I am performing a Bayesian analysis of around 1500 data, divided into 2 factors, one that I am interested x1, and the id-variable for the paired/within-subject x2. x1 has 15 levels, and x2 around 100 subjects.
Basically, the hierarchical model is:
y[i] ~ dt(a_0 + b[x1[i]] + c[x2[i]] , sigma, df) (1)
b[j] ~ dnorm( ... ) for all levels j of x1 (2)
c[k] ~ dnorm( ... ) for all levels k of x2 (3)
a_0 ~ dnorm( ... )
... plus the higher level models for the parameters in (2), (3) and sigma and df
using a JAGS-like language. x1[i]
returns the x1 value of data i, b[x1[i]]
is the deflection for that level of x1. I am using the model (and code) by John Kruschke at http://doingbayesiandataanalysis.blogspot.com/ which accompanies his book (the code is for the 2nd edition but I have only read the first edition so maybe my questions are answered in the 2nd edition?)
I have 3 questions, and I understand that having multiple questions on a single post may inhibit potential answerers, since one may know one answer but not all.
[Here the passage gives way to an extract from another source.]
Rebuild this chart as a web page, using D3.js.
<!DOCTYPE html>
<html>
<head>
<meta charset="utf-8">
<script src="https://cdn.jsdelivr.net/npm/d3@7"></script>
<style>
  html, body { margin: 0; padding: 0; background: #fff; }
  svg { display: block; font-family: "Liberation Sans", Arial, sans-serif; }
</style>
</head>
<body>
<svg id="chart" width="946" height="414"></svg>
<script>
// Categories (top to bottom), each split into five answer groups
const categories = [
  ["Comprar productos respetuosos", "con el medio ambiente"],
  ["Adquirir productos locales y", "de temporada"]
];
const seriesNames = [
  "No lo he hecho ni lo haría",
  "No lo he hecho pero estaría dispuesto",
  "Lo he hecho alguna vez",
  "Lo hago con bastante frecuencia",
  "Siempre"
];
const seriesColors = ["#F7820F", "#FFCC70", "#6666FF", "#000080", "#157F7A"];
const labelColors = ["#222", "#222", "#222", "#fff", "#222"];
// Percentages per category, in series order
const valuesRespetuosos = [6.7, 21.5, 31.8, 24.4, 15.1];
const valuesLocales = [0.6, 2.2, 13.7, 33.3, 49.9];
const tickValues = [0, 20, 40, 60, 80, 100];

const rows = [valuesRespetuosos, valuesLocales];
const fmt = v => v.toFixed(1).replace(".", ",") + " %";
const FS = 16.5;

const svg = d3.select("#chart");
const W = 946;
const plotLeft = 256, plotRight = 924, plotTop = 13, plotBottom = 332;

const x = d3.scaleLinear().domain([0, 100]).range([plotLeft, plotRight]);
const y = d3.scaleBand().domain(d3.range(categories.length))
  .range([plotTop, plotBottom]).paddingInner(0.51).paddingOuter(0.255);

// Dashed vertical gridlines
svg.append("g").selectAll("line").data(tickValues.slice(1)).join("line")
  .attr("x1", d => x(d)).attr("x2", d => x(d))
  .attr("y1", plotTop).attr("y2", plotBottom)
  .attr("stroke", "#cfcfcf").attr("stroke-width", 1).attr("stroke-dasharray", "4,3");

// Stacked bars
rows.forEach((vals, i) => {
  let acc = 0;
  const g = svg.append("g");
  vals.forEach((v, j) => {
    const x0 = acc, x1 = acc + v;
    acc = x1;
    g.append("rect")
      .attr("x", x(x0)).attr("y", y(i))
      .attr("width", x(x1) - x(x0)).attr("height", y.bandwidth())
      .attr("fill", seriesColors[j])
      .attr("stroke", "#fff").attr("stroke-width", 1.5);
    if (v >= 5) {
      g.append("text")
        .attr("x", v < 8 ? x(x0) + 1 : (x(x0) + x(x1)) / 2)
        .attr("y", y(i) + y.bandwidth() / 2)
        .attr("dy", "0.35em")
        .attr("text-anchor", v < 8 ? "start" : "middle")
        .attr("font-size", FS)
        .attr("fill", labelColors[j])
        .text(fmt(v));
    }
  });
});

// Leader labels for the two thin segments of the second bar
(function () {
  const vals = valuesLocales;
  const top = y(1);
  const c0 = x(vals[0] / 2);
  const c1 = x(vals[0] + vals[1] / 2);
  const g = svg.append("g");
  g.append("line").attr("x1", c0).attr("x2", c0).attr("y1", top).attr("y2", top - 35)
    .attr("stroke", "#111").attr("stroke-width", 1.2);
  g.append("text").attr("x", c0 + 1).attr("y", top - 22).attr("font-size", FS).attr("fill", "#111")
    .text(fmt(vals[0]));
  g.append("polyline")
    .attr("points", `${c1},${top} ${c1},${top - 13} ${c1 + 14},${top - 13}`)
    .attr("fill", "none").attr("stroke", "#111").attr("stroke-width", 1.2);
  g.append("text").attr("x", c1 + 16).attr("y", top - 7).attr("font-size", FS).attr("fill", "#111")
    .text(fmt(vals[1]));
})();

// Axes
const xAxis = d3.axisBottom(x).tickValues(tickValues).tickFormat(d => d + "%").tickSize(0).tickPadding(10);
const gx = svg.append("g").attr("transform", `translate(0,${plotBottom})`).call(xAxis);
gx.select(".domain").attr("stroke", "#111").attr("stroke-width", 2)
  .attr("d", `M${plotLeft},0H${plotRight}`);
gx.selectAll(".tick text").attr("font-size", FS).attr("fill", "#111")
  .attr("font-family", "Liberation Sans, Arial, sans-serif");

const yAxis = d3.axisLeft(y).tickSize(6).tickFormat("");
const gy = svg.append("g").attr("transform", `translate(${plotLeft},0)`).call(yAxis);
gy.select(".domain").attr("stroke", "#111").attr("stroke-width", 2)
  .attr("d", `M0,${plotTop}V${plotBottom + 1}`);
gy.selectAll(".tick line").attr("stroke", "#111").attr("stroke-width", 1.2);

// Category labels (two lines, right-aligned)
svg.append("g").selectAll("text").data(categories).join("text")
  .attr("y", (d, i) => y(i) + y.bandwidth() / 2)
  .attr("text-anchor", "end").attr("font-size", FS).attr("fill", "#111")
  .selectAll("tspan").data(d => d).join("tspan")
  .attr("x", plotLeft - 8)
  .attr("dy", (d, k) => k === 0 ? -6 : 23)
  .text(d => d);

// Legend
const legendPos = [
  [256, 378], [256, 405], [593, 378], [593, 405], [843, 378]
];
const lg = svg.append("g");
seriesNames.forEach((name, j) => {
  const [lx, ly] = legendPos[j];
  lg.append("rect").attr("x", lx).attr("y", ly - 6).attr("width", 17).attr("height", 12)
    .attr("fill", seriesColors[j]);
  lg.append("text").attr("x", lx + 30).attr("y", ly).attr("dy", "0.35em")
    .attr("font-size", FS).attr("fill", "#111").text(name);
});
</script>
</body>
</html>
I welcome partial or full answers to any one of my subquestions.
Q1) Should I use a beta distribution for the y, since my data is between 0 and 1?
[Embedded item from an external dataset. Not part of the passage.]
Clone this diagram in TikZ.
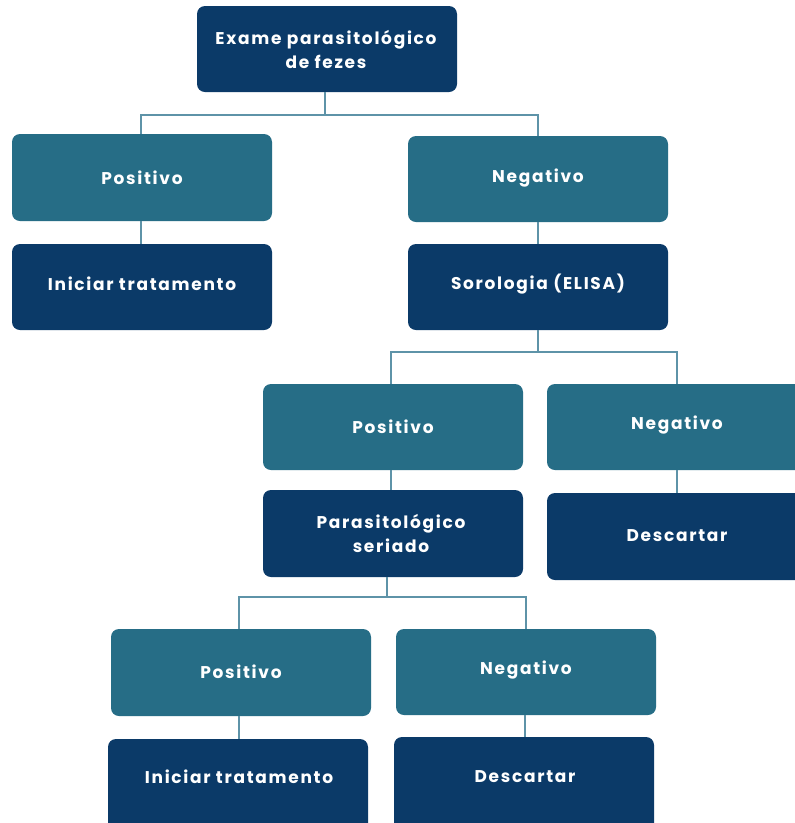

Yes, all the y's are between 0 and 1, and they measure rates.
I think the answer here is NO, one should not use a beta distribution for line (1) of the model. a) First I could not find any papers/sites on priors for the beta. b) Second I see no good justification for having a beta at the first line of the model - the dt
is a model of the prediction errors. How could a beta there be a model of errors?, It seems to be just a way to guarantee that the predictions are not outside the correct range.
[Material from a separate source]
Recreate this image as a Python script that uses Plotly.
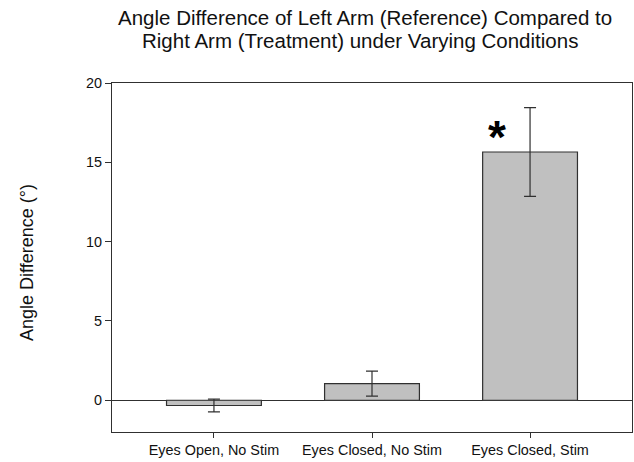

So I am somewhat sure that the answer is NO.
Q2) Should I transform the data?
Below is the histogram of the all the y values. The histogram seems to be bimodal, which I believe makes things harder.
I read somewhere (I cannot find it where now) that one usual transformation for 0-1 data is to use the logit transform, so there are no longer limits to the y, and one does no longer have to worry about it. But in this case, I think the group of data with 0 value will cause me much more trouble than solutions brought by the logit.
The data us skewed to the left, but I don't think this in itself should be a problem. If the y's are log-normal distributed, then very likely the prediction errors are not normally or student-t distributed, and thus the log transformation. But in this case, all data is limited, and therefore the errors are not necessarily very large.
Anyway, I sqrt
transformed the data, since it is easy to do. Below the histogram. But some of the analysis I am interested changed significantly with this transformation. For example, one of the contrast I am analyzing, went form 90% within the ROPE to 100% in the ROPE. I don't know if this is due to he fact that the prior distributions are better descriptions of the data, or because the ROPE is now larger (as is the data) since I am taking the sqrt of rates.
Q3) How do I verify if the priors in (2) and (3) are ok for the data, and if that are not, which new priors choose?
This is the difficult question for me. I am not sure, nor do I know how to verify if the priors in (2) and (3) are the correct ones. Below are the histograms of the mean y for all values X1, and the mean y for all values of X2. Also a panel of histograms of y for each x1, and a histograms for a random selection of subjects.I don't know how to interpret these histograms to verify if indeed (2) and (3) are appropriate priors. If they are not, is there any other suggestions?
Below are the two mean y histograms for the sqrt transformed data.
UPDATE 09/2016
The paper where I use the Bayesian ANOVA is published at ArXiv. The paper has some lengthy discussion on the suitability of the model for the problem (of comparing many classifiers on many data sets). I end up using the posterior predictive checking mentioned by @ssdecontrol to show that the Gaussian priors are not that bad.
I used a dnorm
in equation (1) instead of the student-t (which was too forgiving)
I think the binomial model proposed by @C.R.Peterson looks promising and in time I will try it on that data.